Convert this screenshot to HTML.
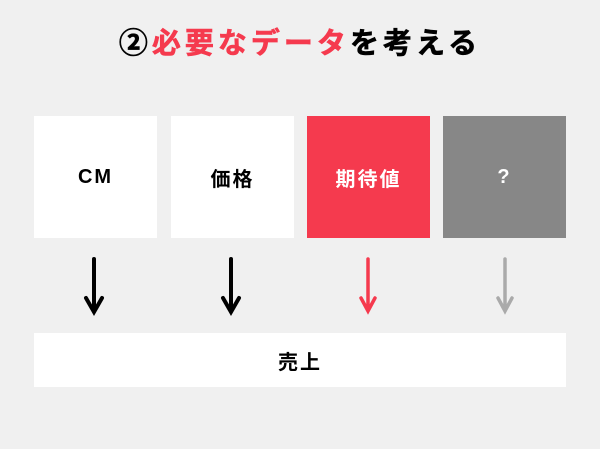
<!DOCTYPE html>
<html><head><meta charset="utf-8"><style>
body{margin:0;width:600px;height:449px;background:#f0f0f0;position:relative;overflow:hidden;font-family:"Liberation Sans","Noto Sans CJK JP",sans-serif;font-weight:bold}
.t{position:absolute;left:0;width:600px;top:24px;text-align:center;font-size:29px;line-height:40px;letter-spacing:4px;color:#000;-webkit-text-stroke:0.6px currentColor}
.r{color:#f53a4e}
.b{position:absolute;top:116px;width:123px;height:122px;display:flex;align-items:center;justify-content:center;font-size:20px;letter-spacing:2px;background:#fff;color:#000}
.s{position:absolute;left:34px;top:333px;width:532px;height:54px;background:#fff;display:flex;align-items:center;justify-content:center;font-size:20px;letter-spacing:2px}
</style></head><body>
<div class="t">②<span class="r">必要なデータ</span>を考える</div>
<div class="b" style="left:34px">CM</div>
<div class="b" style="left:171px">価格</div>
<div class="b" style="left:307px;background:#f53a4e;color:#fff">期待値</div>
<div class="b" style="left:443px;background:#878787;color:#fff">?</div>
<svg style="position:absolute;left:0;top:0" width="600" height="449">
<g fill="none" stroke-linecap="round" stroke-linejoin="miter">
<path d="M94 259V310M86 298L94 312L102 298" stroke="#000" stroke-width="4"/>
<path d="M231 259V310M223 298L231 312L239 298" stroke="#000" stroke-width="4"/>
<path d="M368 259V310M361 298L368 311L375 298" stroke="#f53a4e" stroke-width="3.5"/>
<path d="M505 259V310M498 298L505 311L512 298" stroke="#aaa" stroke-width="3.5"/>
</g></svg>
<div class="s">売上</div>
</body></html>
▬▬▬
Repeat all the data as it stands, dropping any images it holds.

Convert this screenshot to HTML.
<!DOCTYPE html>
<html><head><meta charset="utf-8"><style>
body{margin:0;width:600px;height:449px;background:#f0f0f0;position:relative;overflow:hidden;font-family:"Liberation Sans","Noto Sans CJK JP",sans-serif;font-weight:bold}
.t{position:absolute;left:0;width:600px;top:24px;text-align:center;font-size:29px;line-height:40px;letter-spacing:4px;color:#000;-webkit-text-stroke:0.6px currentColor}
.r{color:#f53a4e}
.b{position:absolute;top:116px;width:123px;height:122px;display:flex;align-items:center;justify-content:center;font-size:20px;letter-spacing:2px;background:#fff;color:#000}
.s{position:absolute;left:34px;top:333px;width:532px;height:54px;background:#fff;display:flex;align-items:center;justify-content:center;font-size:20px;letter-spacing:2px}
</style></head><body>
<div class="t">②<span class="r">必要なデータ</span>を考える</div>
<div class="b" style="left:34px">CM</div>
<div class="b" style="left:171px">価格</div>
<div class="b" style="left:307px;background:#f53a4e;color:#fff">期待値</div>
<div class="b" style="left:443px;background:#878787;color:#fff">?</div>
<svg style="position:absolute;left:0;top:0" width="600" height="449">
<g fill="none" stroke-linecap="round" stroke-linejoin="miter">
<path d="M94 259V310M86 298L94 312L102 298" stroke="#000" stroke-width="4"/>
<path d="M231 259V310M223 298L231 312L239 298" stroke="#000" stroke-width="4"/>
<path d="M368 259V310M361 298L368 311L375 298" stroke="#f53a4e" stroke-width="3.5"/>
<path d="M505 259V310M498 298L505 311L512 298" stroke="#aaa" stroke-width="3.5"/>
</g></svg>
<div class="s">売上</div>
</body></html>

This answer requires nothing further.